Any software patch to a hardware-based security flaw—whether it is in a personal computer or a corporate or government information-technology system—merely salves a symptom without addressing the underlying hardware vulnerability. Left untouched, that same hardware weakness remains vulnerable to follow-on software-based breaches that members of the clever club might devise. “To break this cycle and thwart both today’s and tomorrow’s software attacks, the SSITH program challenges researchers to design security directly at the hardware architecture level,” said Salmon. “Instead of relying on software Band-Aids to hardware-based security issues, we are aiming to remove those hardware vulnerabilities in ways that will disarm a large proportion of today’s software attacks.”
SSITH specifically seeks to address the seven classes of hardware vulnerabilities listed in the Common Weakness Enumeration (cwe.mitre.org), a crowd-sourced compendium of security issues that is familiar to the information technology security community. In cyberjargon, these classes are: permissions and privileges, buffer errors, resource management, information leakage, numeric errors, crypto errors, and code injection. Researchers have documented some 2800 software breaches that have taken advantage of one or more of these hardware vulnerabilities, all seven of which are variously present to in the integrated microcircuitry of electronic systems around the world.

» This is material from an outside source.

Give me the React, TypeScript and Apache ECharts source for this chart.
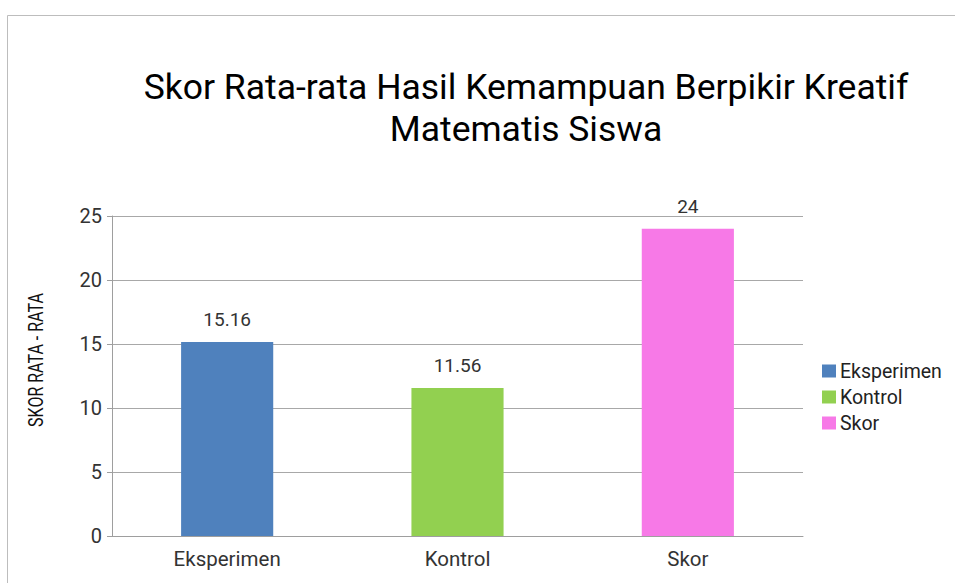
import React, { useEffect, useRef } from "react";
import * as echarts from "echarts";

const categories = ["Eksperimen", "Kontrol", "Skor"];
const seriesNames = ["Eksperimen", "Kontrol", "Skor"];
const values = [15.16, 11.56, 24];
const colors = ["#4F81BD", "#92D050", "#F779E7"];
const yTicks = { min: 0, max: 25, interval: 5 };

export default function App() {
  const ref = useRef<HTMLDivElement>(null);
  useEffect(() => {
    if (!ref.current) return;
    const chart = echarts.init(ref.current, undefined, { renderer: "svg" });
    const series = seriesNames.map((name, i) => ({
      name,
      type: "bar",
      stack: "all",
      barWidth: "40%",
      itemStyle: { color: colors[i] },
      label: {
        show: true,
        position: "top",
        distance: 13,
        color: "#333",
        fontSize: 19,
        fontFamily: "Roboto",
      },
      data: categories.map((_, j) => (j === i ? values[i] : null)),
    }));
    chart.setOption({
      animation: false,
      backgroundColor: "#fff",
      textStyle: { fontFamily: "Roboto" },
      title: {
        text: "Skor Rata-rata Hasil Kemampuan Berpikir Kreatif\nMatematis Siswa",
        left: 521,
        top: 61,
        textAlign: "center",
        textStyle: {
          fontFamily: "Roboto",
          fontSize: 35.5,
          fontWeight: "normal",
          color: "#000",
          lineHeight: 42,
        },
      },
      graphic: [
        {
          type: "rect",
          shape: { x: 7.5, y: 15.5, width: 1200, height: 1200 },
          style: { fill: "none", stroke: "#bdbdbd", lineWidth: 1 },
          silent: true,
        },
        {
          type: "text",
          x: 36,
          y: 360,
          rotation: Math.PI / 2,
          scaleX: 0.8,
          style: {
            text: "SKOR RATA - RATA",
            fill: "#111",
            font: "20px Roboto",
            align: "center",
            verticalAlign: "middle",
          },
          silent: true,
        },
      ],
      legend: {
        orient: "vertical",
        left: 817,
        top: 356,
        itemWidth: 14,
        itemHeight: 13,
        itemGap: 6,
        icon: "rect",
        textStyle: { fontFamily: "Roboto", fontSize: 19.5, color: "#222", padding: [0, 0, 0, -1] },
        data: seriesNames,
      },
      grid: { left: 112, right: 152, top: 216, bottom: 47, containLabel: false },
      xAxis: {
        type: "category",
        data: categories,
        axisLine: { lineStyle: { color: "#9e9e9e" } },
        axisTick: { show: false },
        axisLabel: { color: "#333", fontSize: 20.5, margin: 12, fontFamily: "Roboto" },
      },
      yAxis: {
        type: "value",
        min: yTicks.min,
        max: yTicks.max,
        interval: yTicks.interval,
        axisLine: { show: true, lineStyle: { color: "#9e9e9e" } },
        axisTick: { show: true, length: 5, lineStyle: { color: "#9e9e9e" } },
        axisLabel: { color: "#333", fontSize: 20, margin: 10, fontFamily: "Roboto" },
        splitLine: { lineStyle: { color: "#a8a8a8" } },
      },
      series,
    });
    return () => chart.dispose();
  }, []);
  return (
    <div
      ref={ref}
      style={{ position: "fixed", left: 0, top: 0, width: 955, height: 583 }}
    />
  );
}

Remove those hardware weaknesses, Salmon said, and you would effectively close down more than 40% of the software doors intruders now have available to them.
The strategic challenge for participants in the SSITH program will be to develop new integrated circuit (IC) architectures that lack the current software-accessible points of illicit entry, yet retain the computational functions and high-performance the ICs were designed to deliver. Another goal of the program is the development of design tools that would become widely available so that hardware-anchored security would eventually become a standard feature of ICs in both Defense Department and commercial electronic systems. The anticipated 39-month program centers on two technical areas. One of them focuses on the development and demonstration of hardware architectures that protect against one or more of the seven vulnerability classes as well as design tools the electronics community would need for including hardware-based security innovations in their design and manufacturing practices. The second technical area encompasses methodologies and metrics for measuring (and representing for system designers) the security status of the newly designed electronic systems and any tradeoffs the hardware-won security might levy in the form of system performance, power needs and efficiency, circuit area, and other standard circuit features.